We never shy away from the crazy ideas. No ideas are thrown away on the first brainstorm.

—Ishita Ferdousi

As a field and career, UX is rapidly growing. About 4,000 new jobs are posted for UX designers per month, according to Emsi, a labor market analytics company. As organizations begin to understand the needs and expectations of viewers who go online or on mobile devices to shop, read, get healthy, find rides or quickly find the info they want, the demand for UX designers expands. According to one estimate, for every dollar a company spends on UX, it gets $100 in return.

Whether a website is easy to use on a mobile device can have an enormous impact on a company’s credibility. According to research from Google, 52 percent of users who had a bad experience on a mobile version of a website were less likely to engage with that company. And 79 percent said that if they couldn’t find something quickly on a mobile site, they’d go elsewhere, likely to a competitor.

“It’s an evolving field, and I can see changes in curriculum happening while I’ve been here,” says UX design student Ferdousi.

“A program has to be nimble and respond to changes in the market so we have the skillsets that are in demand when we graduate,” Seligsohn adds. “The chances to try our hand with real client problems prepares us in ways that classroom instruction alone doesn’t.”

UX design is a discipline that combines strong skills in empathy together with rigorous analysis and synthesis of information, Seligsohn says. It’s not just about being a great designer, nor a great programmer. It’s walking a line between the two. Students learn computer languages like HTML, CSS and Javascript to accurately convey the vision of the client, as well as the limitations of the code or platform.

New Order

Part of the strength of these four UX design students comes from their diverse background of experiences and careers. One was a lead singer in a band, two majored in architecture, one worked in graphic design, jewelry making and other areas.

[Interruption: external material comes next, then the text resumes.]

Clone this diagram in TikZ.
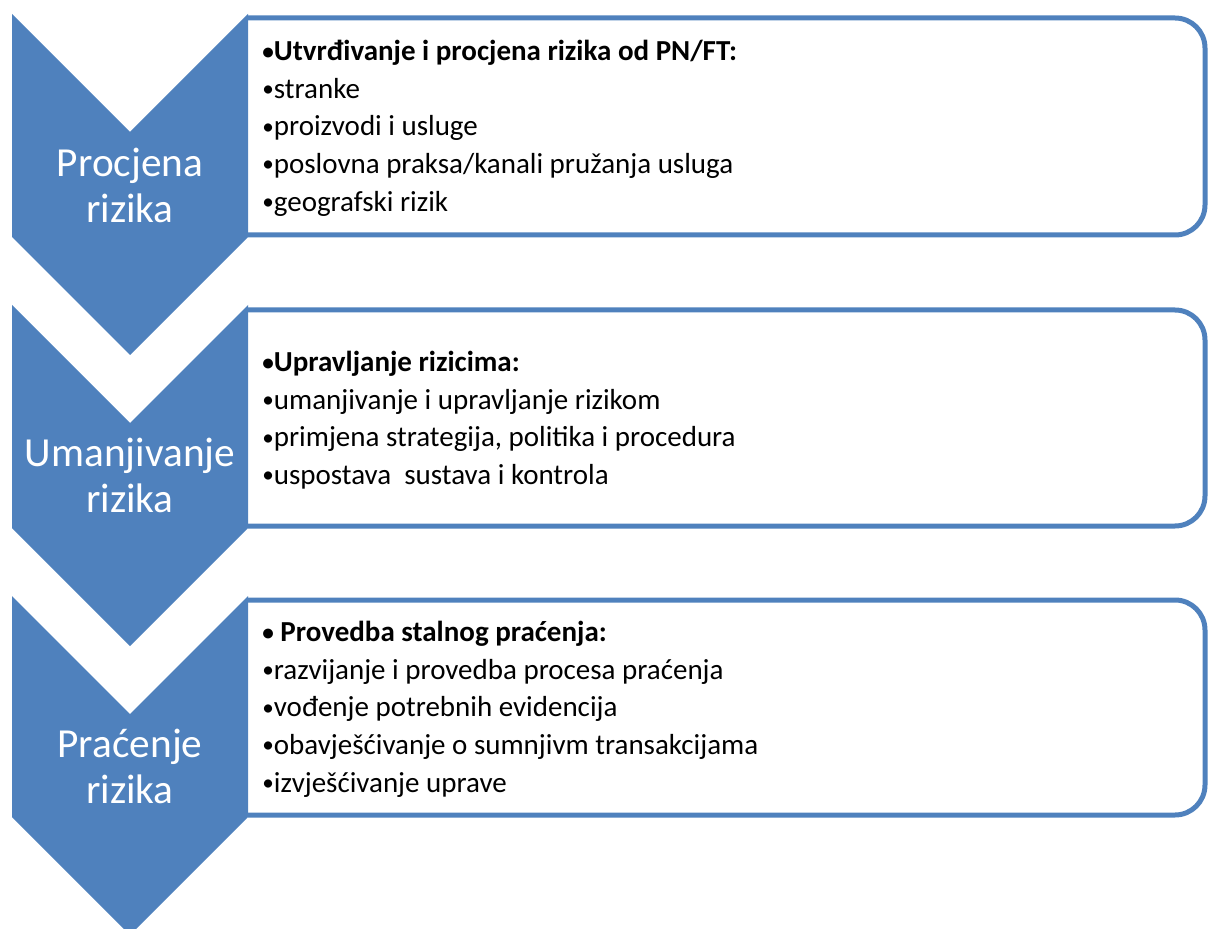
\documentclass[tikz,border=0pt]{standalone}
\usepackage{fontspec}
\setmainfont{Carlito}
\usepackage{color}
\usepackage{tikz}
\usetikzlibrary{positioning}
\definecolor{procblue}{HTML}{4F81BD}
\newcommand{\lstdot}{\raisebox{0.12ex}{\scalebox{0.8}{•}}}

\begin{document}
\begin{tikzpicture}[x=0.02cm, y=-0.02cm]
    \tikzset{
      chevron/.style={fill=procblue,draw=none},
      stepframe/.style={draw=procblue,line width=0.1cm,rounded corners=0.6cm},
      steplabel/.style={text=white,align=center,inner sep=0,font=\fontsize{23.5}{26.2}\selectfont},
      itemlist/.style={align=left,inner sep=0,anchor=north west,font=\fontsize{16.5}{21.4}\selectfont}
    }
    \clip (0,0) rectangle (1208,929);

    % frames on the right
    \draw[stepframe] (248,18) -- (1205,18) -- (1205,235) -- (248,235);
    \draw[stepframe] (248,310) -- (1205,310) -- (1205,526) -- (248,526);
    \draw[stepframe] (248,600) -- (1205,600) -- (1205,815) -- (248,815);

    % chevrons
    \fill[chevron] (12,14) -- (130,132) -- (248,14) -- (248,237) -- (130,355) -- (12,237) -- cycle;
    \fill[chevron] (12,305) -- (130,423) -- (248,305) -- (248,528) -- (130,646) -- (12,528) -- cycle;
    \fill[chevron] (12,596) -- (130,714) -- (248,596) -- (248,817) -- (130,935) -- (12,817) -- cycle;

    \node[steplabel](assess) at (130,185){Procjena\\rizika};
    \node[steplabel](mitigate) at (130,475){Umanjivanje\\rizika};
    \node[steplabel](monitor) at (130,766){Praćenje\\rizika};

    \node[itemlist](assesslist) at (262,40){\textbf{\lstdot Utvrđivanje i procjena rizika od PN/FT:}\\\lstdot stranke\\\lstdot proizvodi i usluge\\\lstdot poslovna praksa/kanali pružanja usluga\\\lstdot geografski rizik};
    \node[itemlist](mitigatelist) at (262,351){\textbf{\lstdot Upravljanje rizicima:}\\\lstdot umanjivanje i upravljanje rizikom\\\lstdot primjena strategija, politika i procedura\\\lstdot uspostava~ sustava i kontrola};
    \node[itemlist](monitorlist) at (262,621){\textbf{\lstdot\ Provedba stalnog praćenja:}\\\lstdot razvijanje i provedba procesa praćenja\\\lstdot vođenje potrebnih evidencija\\\lstdot obavješćivanje o sumnjivm transakcijama\\\lstdot izvješćivanje uprave};

\end{tikzpicture}
\end{document}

“In some ways, we’ve all had jobs that orbit around the user,” Gurak says.

These experiences give a flexibility of thought and openness to new ideas, Ferdousi says. “We never shy away from the crazy ideas. No ideas are thrown away on the first brainstorm.”

Remi Gurak
UX design student Remi Gurak

As they pulled together multiple rounds of feedback from many types of researchers and assembled design ideas, the future shape of the research website became clearer. The students make the case for an organization that separates the needs of researchers on campus from visitors seeking to learn more about Jefferson’s work in general—the audiences that might represent prospective faculty, collaborators and grant reviewers. Their new proposed site map organizes pages by most-requested topic and suggests sections to capture the newer research disciplines and areas.

“The students’ work was immensely useful in helping start the conversation on how this researcher website needs to evolve,” says Christian Small, associate vice president for interactive marketing. “As we revisit many of the questions the students posed to our researchers, our site design is slowly coming into focus in a way that represents the organization’s priorities.”

Will it become a seamless experience? Will researchers and science-curious visitors be able to easily discover what’s great about Jefferson’s inquiry? “As with any project with a similar scope, it’s now up to the client to decide how best to use UX recommendations and apply them,” Harner says.